Decluttering and minimalism have become industries of themselves and can create the maximum of clutter in the minds of people beginning to reduce consumption in their lives. Minimalism, at it’s core, is about valuing time and experiences over physical possessions. But the question remains: which things actually are worth buying and keeping?
Even if you haven’t read Mari Kondo’s bestselling book “The life-changing magic of tidying up”, you probably know some people who have. And who watched her Netflix show. And now obsess over throwing things away and folding their clothes in a very counter-intuitive way. And dream of building a tiny house.
What is it that’s made decluttering and minimalism so irresistible to so many people in so-called “developed countries” in the past decade?
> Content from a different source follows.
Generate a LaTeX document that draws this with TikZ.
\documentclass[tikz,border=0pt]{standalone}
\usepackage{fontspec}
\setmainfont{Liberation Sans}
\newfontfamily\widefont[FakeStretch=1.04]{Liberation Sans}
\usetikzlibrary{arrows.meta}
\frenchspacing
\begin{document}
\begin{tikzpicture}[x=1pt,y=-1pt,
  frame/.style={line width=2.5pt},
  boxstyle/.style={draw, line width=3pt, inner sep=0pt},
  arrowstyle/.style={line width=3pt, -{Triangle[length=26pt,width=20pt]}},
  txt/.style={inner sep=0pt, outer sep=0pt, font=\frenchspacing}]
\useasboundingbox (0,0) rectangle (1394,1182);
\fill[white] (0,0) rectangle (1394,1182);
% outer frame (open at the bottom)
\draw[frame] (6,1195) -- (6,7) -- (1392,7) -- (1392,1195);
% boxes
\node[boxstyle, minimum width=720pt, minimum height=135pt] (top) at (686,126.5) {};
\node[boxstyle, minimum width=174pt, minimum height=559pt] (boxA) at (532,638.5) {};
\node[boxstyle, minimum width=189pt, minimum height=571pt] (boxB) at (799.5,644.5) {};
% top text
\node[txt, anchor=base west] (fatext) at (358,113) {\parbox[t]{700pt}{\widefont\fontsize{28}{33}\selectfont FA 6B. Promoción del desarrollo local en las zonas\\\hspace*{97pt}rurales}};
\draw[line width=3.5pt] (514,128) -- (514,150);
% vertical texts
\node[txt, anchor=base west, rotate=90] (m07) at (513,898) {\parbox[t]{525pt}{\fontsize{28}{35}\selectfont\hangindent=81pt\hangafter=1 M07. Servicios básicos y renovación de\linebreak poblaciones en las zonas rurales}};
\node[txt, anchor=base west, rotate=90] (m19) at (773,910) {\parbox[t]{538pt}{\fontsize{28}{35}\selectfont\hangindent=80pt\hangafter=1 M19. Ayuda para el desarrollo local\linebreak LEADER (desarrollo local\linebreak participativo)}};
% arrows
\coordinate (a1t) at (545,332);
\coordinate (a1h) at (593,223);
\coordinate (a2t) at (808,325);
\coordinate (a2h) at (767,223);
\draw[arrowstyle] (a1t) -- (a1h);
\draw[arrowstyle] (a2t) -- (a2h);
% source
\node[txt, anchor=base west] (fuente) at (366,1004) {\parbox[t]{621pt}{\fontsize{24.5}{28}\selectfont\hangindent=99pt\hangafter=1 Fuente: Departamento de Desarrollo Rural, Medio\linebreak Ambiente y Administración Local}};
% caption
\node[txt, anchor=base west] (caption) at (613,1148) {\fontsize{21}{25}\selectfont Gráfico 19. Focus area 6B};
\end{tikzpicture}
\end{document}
While it may at first glance seem just like a bunch of over-privileged people who are, as JP Sears put it in one of his classic videos, “so rich they can afford living like a poor person”, it does have a deeper layer to it.
Many things we own are certainly a luxury a lot of people in the world could never hope to afford, but they do come at a cost, and it’s not just what you see on the price tag. The price you pay for an item equals a certain number of minutes, hours, days, and weeks it had cost you to earn that money. If you start thinking about it this way, a new pair of shoes is suddenly not just “a great deal because it’s on sale”, but two days you could (hypothetically) spend chilling with a book in the park instead of being stuck at the office.
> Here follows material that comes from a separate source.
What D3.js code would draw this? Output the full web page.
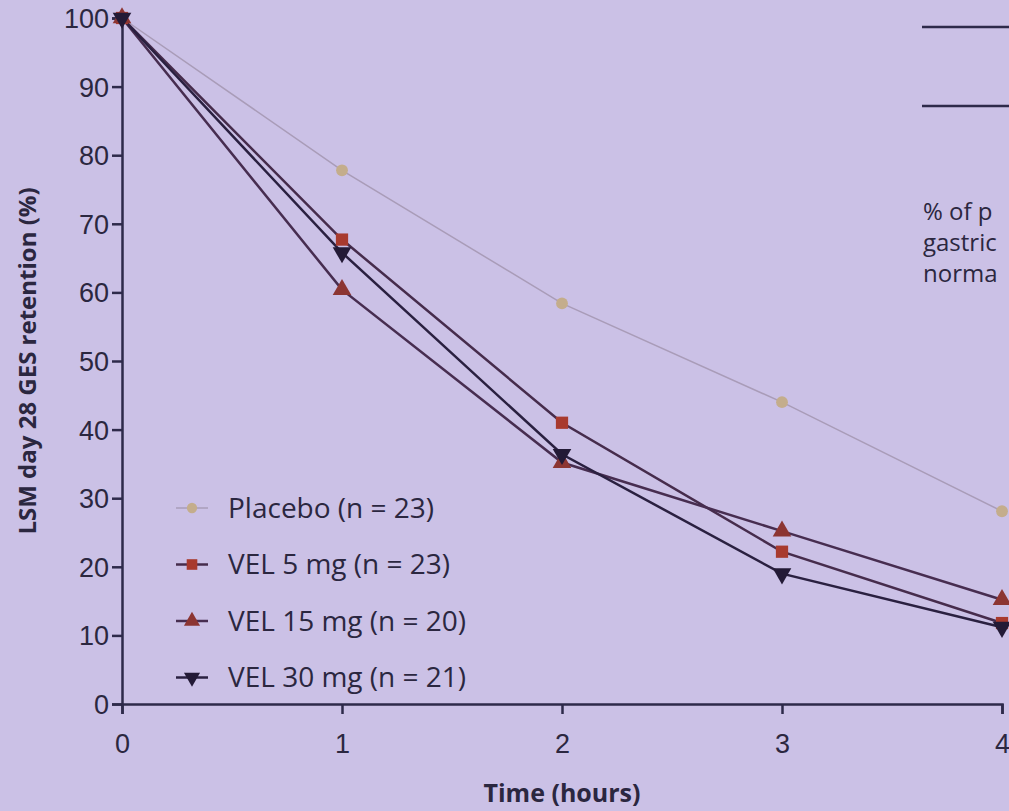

This is minimalism at it’s core: valuing time and experiences over physical possessions, which makes perfect sense in a society where time is the greatest luxury which most of us can no longer afford.
Nothing against physical possessions, though – we do need clothes, and cutlery, and bed sheets. And even the things you don’t desperately need, like a painting by your artist friend or a kitschy vase you got from that flea market on your first date, may have great value in brightening your mood or recalling pleasant memories.
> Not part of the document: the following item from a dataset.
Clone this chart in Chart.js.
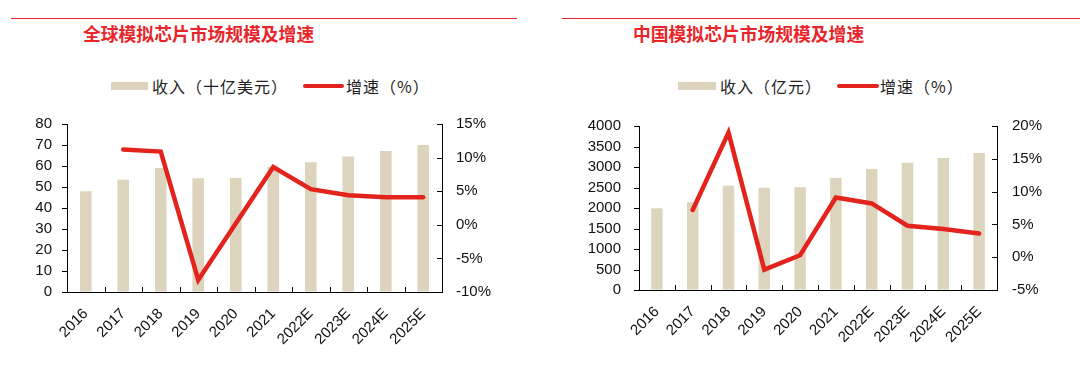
<!DOCTYPE html>
<html>
<head>
<meta charset="utf-8">
<script src="https://cdn.jsdelivr.net/npm/chart.js@4.4.1/dist/chart.umd.min.js"></script>
<style>
  body { margin: 0; background: #fff; width: 1080px; height: 367px; position: relative; overflow: hidden; font-family: "Noto Sans CJK SC", sans-serif; }
  .rule { position: absolute; top: 18px; height: 1px; background: #e8262a; }
  .title { position: absolute; top: 21px; font-size: 17.8px; font-weight: bold; color: #e8262a; line-height: 24px; white-space: nowrap; }
  .legend { position: absolute; top: 76px; height: 20px; font-size: 16px; color: #222; white-space: nowrap; letter-spacing: 1px; }
  .legend span { position: absolute; top: 0; line-height: 20px; }
  .swatch-bar { position: absolute; top: 6px; height: 8px; background: #ddd4bd; }
  .swatch-line { position: absolute; top: 8px; height: 4px; border-radius: 2px; background: #e3231d; }
  .box { position: absolute; top: 110px; width: 540px; height: 257px; }
</style>
</head>
<body>
<div class="rule" style="left:11px;width:506px"></div>
<div class="rule" style="left:562px;width:518px"></div>
<div class="title" style="left:83px">全球模拟芯片市场规模及增速</div>
<div class="title" style="left:633px">中国模拟芯片市场规模及增速</div>

<div class="legend" style="left:0;width:540px">
  <div class="swatch-bar" style="left:111px;width:37px"></div>
  <span style="left:152px">收入（十亿美元）</span>
  <div class="swatch-line" style="left:303px;width:41px"></div>
  <span style="left:346px">增速（%）</span>
</div>
<div class="legend" style="left:540px;width:540px">
  <div class="swatch-bar" style="left:138px;width:38px"></div>
  <span style="left:180px">收入（亿元）</span>
  <div class="swatch-line" style="left:297px;width:42px"></div>
  <span style="left:340px">增速（%）</span>
</div>

<div class="box" style="left:0"><canvas id="chartGlobal"></canvas></div>
<div class="box" style="left:540px"><canvas id="chartChina"></canvas></div>

<script>
const years = ["2016", "2017", "2018", "2019", "2020", "2021", "2022E", "2023E", "2024E", "2025E"];

const globalRevenue = [48, 53.4, 59, 54.2, 54.3, 59.5, 61.8, 64.5, 67.2, 70];
const globalGrowth = [null, 11.2, 10.9, -8.2, 0.2, 8.6, 5.3, 4.4, 4.1, 4.1];

const chinaRevenue = [1992, 2138, 2545, 2496, 2504, 2732, 2951, 3106, 3220, 3341];
const chinaGrowth = [null, 7.2, 19.0, -1.9, 0.3, 9.1, 8.2, 4.8, 4.3, 3.6];

const barColor = "#ddd4bd";
const lineColor = "#e3231d";
const textColor = "#111";
const tickFont = { family: "'Liberation Sans', Arial, sans-serif", size: 15 };

// axis tick marks: left axis outward, right axis and x axis inward
const axisTicks = {
  id: "axisTicks",
  afterDraw(chart) {
    const ctx = chart.ctx;
    const { x, y, y1 } = chart.scales;
    const len = 5;
    ctx.save();
    ctx.strokeStyle = "#000";
    ctx.lineWidth = 1;
    ctx.beginPath();
    for (let i = 1; i < years.length; i++) {
      const px = Math.round((x.getPixelForValue(i - 1) + x.getPixelForValue(i)) / 2) + 0.5;
      ctx.moveTo(px, x.top);
      ctx.lineTo(px, x.top - len);
    }
    y.ticks.forEach((t) => {
      const py = Math.round(y.getPixelForValue(t.value)) + 0.5;
      ctx.moveTo(y.right, py);
      ctx.lineTo(y.right - len, py);
    });
    y1.ticks.forEach((t) => {
      const py = Math.round(y1.getPixelForValue(t.value)) + 0.5;
      ctx.moveTo(y1.left, py);
      ctx.lineTo(y1.left - len, py);
    });
    ctx.stroke();
    ctx.restore();
  }
};

function buildChart(id, revenue, growth, opts) {
  return new Chart(document.getElementById(id), {
    type: "bar",
    data: {
      labels: years,
      datasets: [
        {
          type: "line",
          data: growth,
          yAxisID: "y1",
          borderColor: lineColor,
          borderWidth: 4.5,
          borderCapStyle: "round",
          pointRadius: 0,
          tension: 0,
          order: 1
        },
        {
          type: "bar",
          data: revenue,
          yAxisID: "y",
          backgroundColor: barColor,
          barPercentage: opts.barPct,
          categoryPercentage: 1,
          order: 2
        }
      ]
    },
    options: {
      responsive: true,
      maintainAspectRatio: false,
      animation: false,
      layout: { padding: { top: opts.top, left: 0, right: 0, bottom: 0 } },
      plugins: { legend: { display: false }, tooltip: { enabled: false } },
      scales: {
        x: {
          offset: true,
          afterFit: (s) => { s.height = opts.xHeight; },
          grid: { display: false },
          border: { display: true, color: "#000", width: 1 },
          ticks: { color: textColor, font: tickFont, minRotation: 45, maxRotation: 45, padding: 5, autoSkip: false }
        },
        y: {
          position: "left",
          min: 0,
          max: opts.yMax,
          afterFit: (s) => { s.width = opts.leftW; },
          grid: { display: true, drawOnChartArea: false, drawTicks: true, tickLength: opts.leftGap, tickColor: "rgba(0,0,0,0)" },
          border: { display: true, color: "#000", width: 1 },
          ticks: { stepSize: opts.yStep, autoSkip: false, color: textColor, font: tickFont, padding: 0, callback: (v) => String(v) }
        },
        y1: {
          position: "right",
          min: opts.pMin,
          max: opts.pMax,
          afterFit: (s) => { s.width = opts.rightW; },
          grid: { display: true, drawOnChartArea: false, drawTicks: true, tickLength: opts.rightGap, tickColor: "rgba(0,0,0,0)" },
          border: { display: true, color: "#000", width: 1 },
          ticks: { stepSize: 5, autoSkip: false, color: textColor, font: tickFont, padding: 0, callback: (v) => v + "%" }
        }
      }
    },
    plugins: [axisTicks]
  });
}

buildChart("chartGlobal", globalRevenue, globalGrowth, {
  top: 14, xHeight: 75, leftW: 67, rightW: 98, leftGap: 15, rightGap: 14,
  yMax: 80, yStep: 10, pMin: -10, pMax: 15, barPct: 0.31
});

buildChart("chartChina", chinaRevenue, chinaGrowth, {
  top: 16, xHeight: 77, leftW: 99, rightW: 83, leftGap: 18, rightGap: 15,
  yMax: 4000, yStep: 500, pMin: -5, pMax: 20, barPct: 0.32
});
</script>
</body>
</html>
So, the idea is not necessarily to get rid of everything, but to be mindful of the cost of the things that you bring into your life – and not just the initial investment. The expenses don’t end the second you walk out of the store with a crisp paper bag containing your new trinket – things continue to cost us as long as we own them, as they require cleaning, storing, and maintenance.
The path to being mindful of acquiring and keeping things in your life is long and windy, but it does pay off in the end, and is how:
Money stops mysteriously disappearing from your bank account
Bea Johnson claims that living a Zero Waste lifestyle helped her family cut their expenses by 40 percent. While Bea is certainly more of an extreme example, even taking less drastic measures like buying second-hand or just generally buying less stuff will likely result in you either actually saving some money, or spending the same amount as you used to, but buying fewer higher-quality items which will look better and last longer. Both are pretty good scenarios.
You feel like you have more control over your life
Owning things comes with responsibilities, which may become overwhelming when piled on top of all the other commitments you already have in life. Having a more limited number of items to take care of will save you some mental space and give you a nice “I can manage it” feeling.
Cleaning is a lot easier
An easy one – the fewer items you own, the easier it is to keep them clean and neat. No more wiping dust off your porcelain lemur collection which you haven’t actually been into since you were 18 (why do people still keep giving you porcelain lemurs?!).
You have more free time
Shopping takes time (online shopping takes A LOT of time). Returning or reselling items that don’t fit or that you don’t like anymore takes time. Cleaning, fixing, and organising stuff takes time. Wouldn’t it be nice to free up some of it by buying and owning, say, 20% less? And that’s if you just make a few better buying choices here and there. Now imagine going full-on minimalist and actually being able to reduce your work hours simply because you don’t need a new pair of fancy shoes every couple of months, a big expensive apartment in which to store them, and a car to drive you to the shops to buy them.
Now, the big question that remains is – which things actually are worth buying and keeping? And it’s not an easy one to answer, especially after years of impulse buying to cheer yourself up, boost your self-esteem, or simply as a result of falling into the traps of seasonal sales, Black Fridays, and two-for-one offers. There’s no other way to figure it out but to give yourself time to figure it out, to observe your habits and needs, and, hell, maybe even seeing if something actually “sparks joy”.